Plaintiff attempts to assert a claim under the False Claims Act. [Doc. No. 36, SAC ¶¶ 91, 105.] The False Claims Act provides penalties for one who "knowingly presents . . . a false or fraudulent claim" to the government. 31 U.S.C. § 3729(a); see also Wang v. FMC Corp., 975 F.2d 1412, 1415 (9th Cir. 1992). Under the False Claims Act, "a person who present(s) or cause(s) to be presented a claim against the United States, knowing such claim to be false, fictitious, or fraudulent is subject to civil liability . . . ." United States v. Ehrlich, 643 F.2d 634, 637 (9th Cir. 1981). In the present action, Plaintiff attempts to sue Defendant Napolitano in her official capacity, and not someone who has presented a false, fictitious, or fraudulent claim against the United States. Therefore, the False Claims Act is inapplicable.

Accordingly, the Court DISMISSES WITH PREJUDICE Plaintiff's claims made under the False Claims Act.

VII. 18 U.S.C. § 242

Plaintiff attempts to bring a claim under 18 U.S.C. § 242. [Doc. No. 31, SAC ¶ 69.] However, 18 U.S.C. § 242 is a criminal statute, and therefore does not give rise to civil liability. Allen v. Gold Country Casino, 464 F.3d 1044, 1048 (9th Cir. 2006). Therefore, the Court DISMISSES WITH PREJUDICE any claims that Plaintiff attempts to bring under 18 U.S.C. § 242.

VIII. Negligence

Plaintiff also attempts to bring a negligence claim asserting that Defendant breached a duty of care owed to Plaintiff. [Doc. No. 36, SAC ¶ 79.] Plaintiff states that Defendant did not "free[] the Plaintiff from prejudice or discrimination" "[i]n accordance with the applicable anti-discrimination statutes, executive orders, and other authorities." [Id.]

"Regarding the elements of a cause of action for negligent injury to person or property, the complaint must allege (1) defendant's legal duty of care toward plaintiff; . . . (2) defendant's breach of duty-the negligent act or omission; . . . (3) injury to plaintiff as a result of the breach-proximate or legal cause; . . . [and] (4) damage to plaintiff . . . ." Rosales v. Stewart, 113 Cal. App. 3d 130, 133 (1980) (citing 3 Witkin, Cal. Procedure, Pleading, § 450, p. 2103 (2d ed. 1971)) (internal quotation omitted).

First, Plaintiff has not made a showing that Defendant has waived its sovereign immunity. The United States can be sued only to the extent that it has waived its sovereign immunity. Cato v. United States, 70 F.3d 1103, 1107 (9th Cir. 1995). Sovereign immunity applies to officers and employees of the United States who are sued in their official capacity. Gilbert v. DaGrossa, 756 F.2d 1455, 1458 (9th Cir. 1985). "A waiver of the government's sovereign immunity cannot be implied but must be unequivocally expressed." Cato, 70 F.3d at 1107. "The burden is on the plaintiff to make such a showing." Id. Here, Plaintiff has made no such showing.
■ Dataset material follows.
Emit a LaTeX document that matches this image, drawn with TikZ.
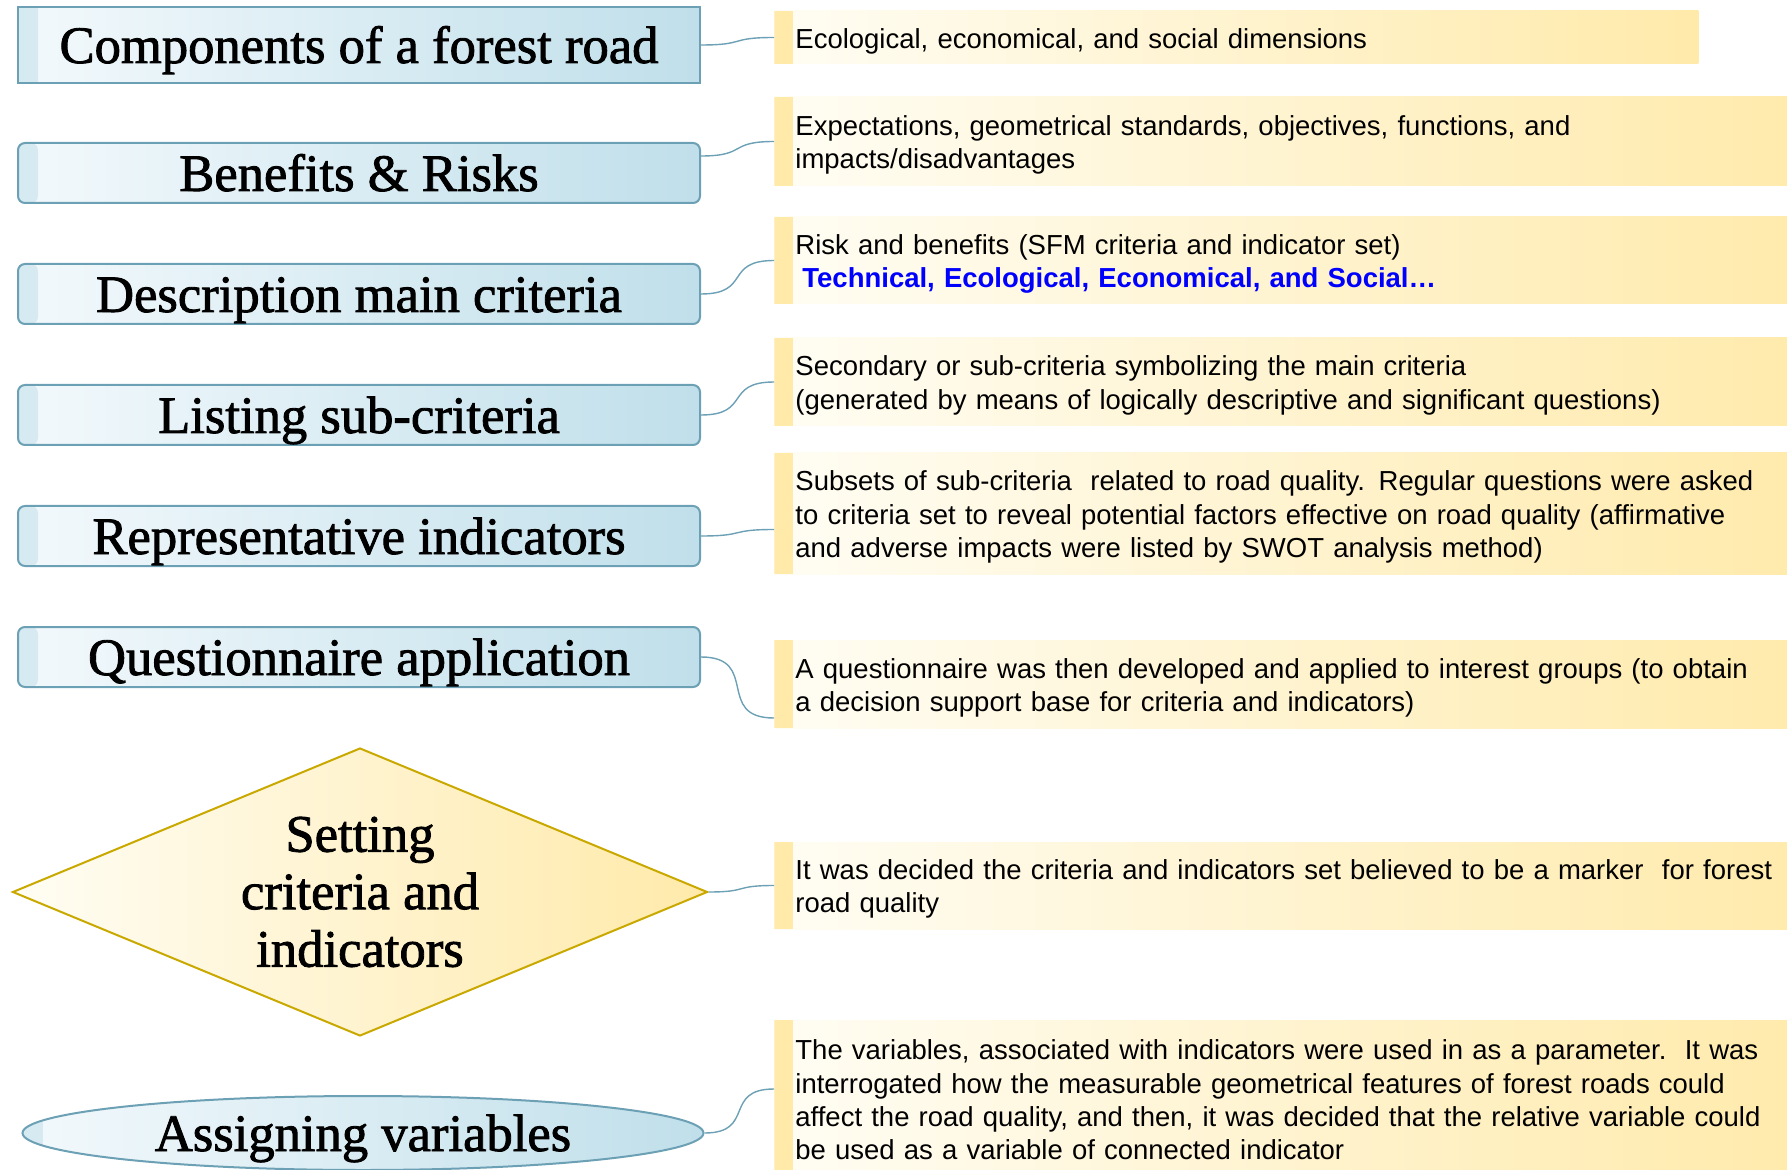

Even if Plaintiff was to make a showing that Defendant has waived its sovereign immunity, Plaintiff has not sufficiently plead that Defendant owed him a legal duty of care to "free [him] from prejudice or discrimination." [Doc. No. 36, SAC ¶ 79.] In fact, the Court's review of California tort law finds no indication that it recognizes a duty of care giving rise to an action of negligence that the federal government to protect individuals from discrimination. Accordingly, the Court DISMISSES WITH PREJUDICE Plaintiff's negligence claim.


For the foregoing reasons, the Court DISMISSES WITH PREJUDICE: (1) all constitutional claims to the extent they seek both monetary and equitable damages; (2) any claims based on the Civil Rights Act of 1991; (3) any claims based on Executive Order 11478; (4) any claims based on the False Claims Act; (5) any claims based on 18 U.S.C. § 242; (6) the negligence claim. As the Court has dismissed all of Plaintiff's claims with prejudice, the action is DISMISSED WITH PREJUDICE in its entirety. The Court will not entertain any further amended complaints. The clerk is directed to close the case.